begin
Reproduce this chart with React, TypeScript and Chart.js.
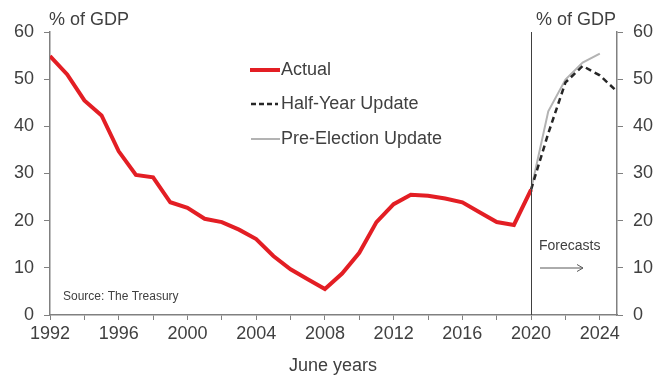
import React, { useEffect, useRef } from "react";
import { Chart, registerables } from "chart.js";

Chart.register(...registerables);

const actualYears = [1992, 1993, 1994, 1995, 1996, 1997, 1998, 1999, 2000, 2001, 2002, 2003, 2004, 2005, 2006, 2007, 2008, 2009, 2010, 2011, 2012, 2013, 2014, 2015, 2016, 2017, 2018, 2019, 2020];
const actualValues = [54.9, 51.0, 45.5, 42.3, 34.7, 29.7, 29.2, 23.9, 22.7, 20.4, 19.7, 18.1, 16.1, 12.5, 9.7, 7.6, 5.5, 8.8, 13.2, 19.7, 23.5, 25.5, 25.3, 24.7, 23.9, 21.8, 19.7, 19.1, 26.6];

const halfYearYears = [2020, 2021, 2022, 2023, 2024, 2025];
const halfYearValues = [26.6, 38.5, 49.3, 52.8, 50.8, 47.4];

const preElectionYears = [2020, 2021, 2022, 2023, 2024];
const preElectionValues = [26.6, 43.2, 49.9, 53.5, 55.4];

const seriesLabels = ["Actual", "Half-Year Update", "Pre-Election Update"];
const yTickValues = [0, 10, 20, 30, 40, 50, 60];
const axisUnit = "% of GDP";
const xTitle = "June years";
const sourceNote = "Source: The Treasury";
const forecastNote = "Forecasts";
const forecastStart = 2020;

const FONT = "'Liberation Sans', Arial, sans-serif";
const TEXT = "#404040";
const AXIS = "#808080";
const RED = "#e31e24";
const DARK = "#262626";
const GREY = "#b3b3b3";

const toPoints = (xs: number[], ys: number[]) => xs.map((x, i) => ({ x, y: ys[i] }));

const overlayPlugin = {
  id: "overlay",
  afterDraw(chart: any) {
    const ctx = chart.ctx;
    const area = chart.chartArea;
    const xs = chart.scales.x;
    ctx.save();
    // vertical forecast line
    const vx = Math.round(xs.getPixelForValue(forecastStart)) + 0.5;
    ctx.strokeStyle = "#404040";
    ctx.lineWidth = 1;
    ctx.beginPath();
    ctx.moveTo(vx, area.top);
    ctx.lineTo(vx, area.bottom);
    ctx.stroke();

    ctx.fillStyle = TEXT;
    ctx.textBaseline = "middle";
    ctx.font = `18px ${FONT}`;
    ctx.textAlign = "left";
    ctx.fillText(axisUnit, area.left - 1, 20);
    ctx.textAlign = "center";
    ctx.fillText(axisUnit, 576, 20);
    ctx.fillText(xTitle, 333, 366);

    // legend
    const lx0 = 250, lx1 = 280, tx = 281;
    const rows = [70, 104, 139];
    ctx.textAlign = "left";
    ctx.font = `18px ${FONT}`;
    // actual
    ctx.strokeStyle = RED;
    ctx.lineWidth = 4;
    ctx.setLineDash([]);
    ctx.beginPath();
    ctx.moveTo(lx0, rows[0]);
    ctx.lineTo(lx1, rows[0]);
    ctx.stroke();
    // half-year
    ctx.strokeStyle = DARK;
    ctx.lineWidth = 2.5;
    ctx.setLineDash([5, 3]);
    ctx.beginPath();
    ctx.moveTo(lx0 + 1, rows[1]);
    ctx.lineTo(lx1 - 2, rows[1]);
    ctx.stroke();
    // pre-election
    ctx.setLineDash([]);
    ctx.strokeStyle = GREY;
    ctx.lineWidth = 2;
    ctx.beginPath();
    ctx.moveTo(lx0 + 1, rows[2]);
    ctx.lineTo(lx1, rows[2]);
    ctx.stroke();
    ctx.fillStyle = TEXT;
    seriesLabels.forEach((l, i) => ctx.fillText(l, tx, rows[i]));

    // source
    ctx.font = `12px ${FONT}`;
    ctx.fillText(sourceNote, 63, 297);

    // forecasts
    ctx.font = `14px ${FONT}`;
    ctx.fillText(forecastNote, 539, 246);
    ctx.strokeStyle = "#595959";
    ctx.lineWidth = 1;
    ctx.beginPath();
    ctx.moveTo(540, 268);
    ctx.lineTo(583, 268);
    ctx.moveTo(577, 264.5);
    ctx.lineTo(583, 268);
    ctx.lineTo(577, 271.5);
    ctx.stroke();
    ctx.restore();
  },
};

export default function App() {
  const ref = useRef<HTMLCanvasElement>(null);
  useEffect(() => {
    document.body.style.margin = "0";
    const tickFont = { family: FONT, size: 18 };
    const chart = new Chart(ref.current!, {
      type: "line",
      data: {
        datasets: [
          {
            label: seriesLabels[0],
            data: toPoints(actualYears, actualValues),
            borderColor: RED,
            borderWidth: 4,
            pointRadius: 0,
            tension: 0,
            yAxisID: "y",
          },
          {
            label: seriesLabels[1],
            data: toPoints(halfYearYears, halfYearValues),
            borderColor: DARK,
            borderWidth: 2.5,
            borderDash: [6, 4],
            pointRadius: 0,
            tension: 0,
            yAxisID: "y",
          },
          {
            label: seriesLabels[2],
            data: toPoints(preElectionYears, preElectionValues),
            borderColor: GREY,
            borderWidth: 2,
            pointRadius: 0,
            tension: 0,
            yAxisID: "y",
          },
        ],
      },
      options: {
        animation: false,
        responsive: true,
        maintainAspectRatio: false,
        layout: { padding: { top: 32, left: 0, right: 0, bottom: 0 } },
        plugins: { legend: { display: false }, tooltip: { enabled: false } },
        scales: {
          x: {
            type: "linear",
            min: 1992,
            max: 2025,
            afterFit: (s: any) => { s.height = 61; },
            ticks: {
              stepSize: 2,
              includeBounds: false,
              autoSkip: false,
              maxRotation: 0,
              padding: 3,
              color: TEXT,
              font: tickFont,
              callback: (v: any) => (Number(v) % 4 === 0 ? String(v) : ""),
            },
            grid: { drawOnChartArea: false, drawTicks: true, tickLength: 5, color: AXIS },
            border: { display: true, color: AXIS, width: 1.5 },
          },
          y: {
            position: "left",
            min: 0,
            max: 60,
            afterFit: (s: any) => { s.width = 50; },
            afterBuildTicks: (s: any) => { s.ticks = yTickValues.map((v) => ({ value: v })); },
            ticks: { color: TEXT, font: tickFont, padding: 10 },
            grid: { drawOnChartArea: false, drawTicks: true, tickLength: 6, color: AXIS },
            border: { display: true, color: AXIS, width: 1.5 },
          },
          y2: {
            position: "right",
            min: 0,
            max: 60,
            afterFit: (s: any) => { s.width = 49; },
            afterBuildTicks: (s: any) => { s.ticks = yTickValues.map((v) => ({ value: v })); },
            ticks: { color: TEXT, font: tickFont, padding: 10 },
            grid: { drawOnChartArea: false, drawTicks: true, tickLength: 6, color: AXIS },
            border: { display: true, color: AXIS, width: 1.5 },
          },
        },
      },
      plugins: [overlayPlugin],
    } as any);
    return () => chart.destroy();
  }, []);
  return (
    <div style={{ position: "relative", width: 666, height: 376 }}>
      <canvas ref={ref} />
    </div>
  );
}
end
### Brief
Write out exactly the opening lines of the data, stopping after the line that holds "19.7, 19.1, 26.6];". Exclude pictures.

### Result
Reproduce this chart with React, TypeScript and Chart.js.
import React, { useEffect, useRef } from "react";
import { Chart, registerables } from "chart.js";

Chart.register(...registerables);

const actualYears = [1992, 1993, 1994, 1995, 1996, 1997, 1998, 1999, 2000, 2001, 2002, 2003, 2004, 2005, 2006, 2007, 2008, 2009, 2010, 2011, 2012, 2013, 2014, 2015, 2016, 2017, 2018, 2019, 2020];
const actualValues = [54.9, 51.0, 45.5, 42.3, 34.7, 29.7, 29.2, 23.9, 22.7, 20.4, 19.7, 18.1, 16.1, 12.5, 9.7, 7.6, 5.5, 8.8, 13.2, 19.7, 23.5, 25.5, 25.3, 24.7, 23.9, 21.8, 19.7, 19.1, 26.6];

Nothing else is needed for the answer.